Instinctive physiological reactions to external stimuli are embodied as emotions before the mind “describes” what is happening. We are not simply a mind full of thoughts that decide everything we do, but a natural organism constantly in flux within changing environments. However, in a mind-led world we can easily ignore our instincts and instead, choose our next move based on thoughts stored up in mental memory banks.
These memories are remnants of our past experiences and future worries often based on how to survive as a functional social citizen rather than as a healthy and content organism. Instead of listening to our true appetites, urges and energy levels, we are guided by decision anxiety, obligations, deadlines, alarms, FOMO, and even addictions. Amidst this, we constantly try to work out who we are, what our status is, and whether we have done enough, the “right” thing or fulfilled what is expected of us from society.
Why should we refocus?
Even science now knows that the truth about matter does not always lie in what the mortal eye can see. As the popularity of yoga, meditation, and other practices akin to liberating from the conditioned mind increases, we can see that it is starting to become apparent that we need to make space from these thoughts and realise that the truth is underneath them. It is not even just about protecting your mental health from overexertion but also about healing the body, or at least allowing it be in a healing state rather than a threatened one.
By listening to the unspoken messages from your gut, heart and other innards you can take a course of action that uses your energies wisely and efficiently, even if it means forgoing what was previously considered as “intelligence”. Not such an irrational load of women’s nonsense after all eh?
“Where the focus goes, energy flows”
When you next have decision anxiety about which online yoga class to do next, or whether to work on your spreadsheet into the night, or who you haven’t phoned in a while, just stop, take 10 deep breaths into the belly, and ask it what would be the wisest choice for now. The best decision will come from there, not from the mind.

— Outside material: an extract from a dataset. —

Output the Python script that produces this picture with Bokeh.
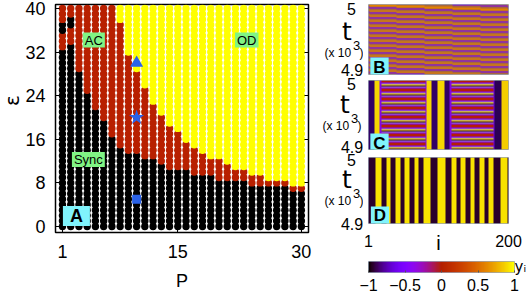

It sounds easier said than done but now some of us will have a little less structure and less train/bus times to manage our days, appetites, toilet trips, and energy around. Now we can tune in and listen to what time feels right for us to eat, sleep, poo, pee, stretch, dance, work, create or whatever. With a moment to slow down and tune in, without trying to reason or rationalise, you might realise that you could just do with having some lunch right now, calling a funny friend or having a lie in the sunshine, or maybe you can just power through that essay or really thrive on cleaning the bathroom listening to Queen right now. Sometimes all it takes is to cool down the head, free it of the intensity of thought, to find productive creativity flowing through the unblocked and relaxed channels.
Perhaps this period of limits and lockdown laws can be used as a form of freedom in disguise.
As a species, we must adapt to survive as much as natural organisms as well as a society. Look after your own personal planet and this will help the wider world. This way, you will harness your body’s true energy ready to re-sync with the outside world as productively as possible. When the time comes to emerge you will be back in control!
Through yoga we can focus energy into the gut and leave the mind to get some well deserved rest, and take a moment to feel rather than think. This is why the first week of the Yoga for Gut Health & Healing course is called “gut feelings” – it is essential that we start from a place of intuition in order to heal our body-mind-soul connection.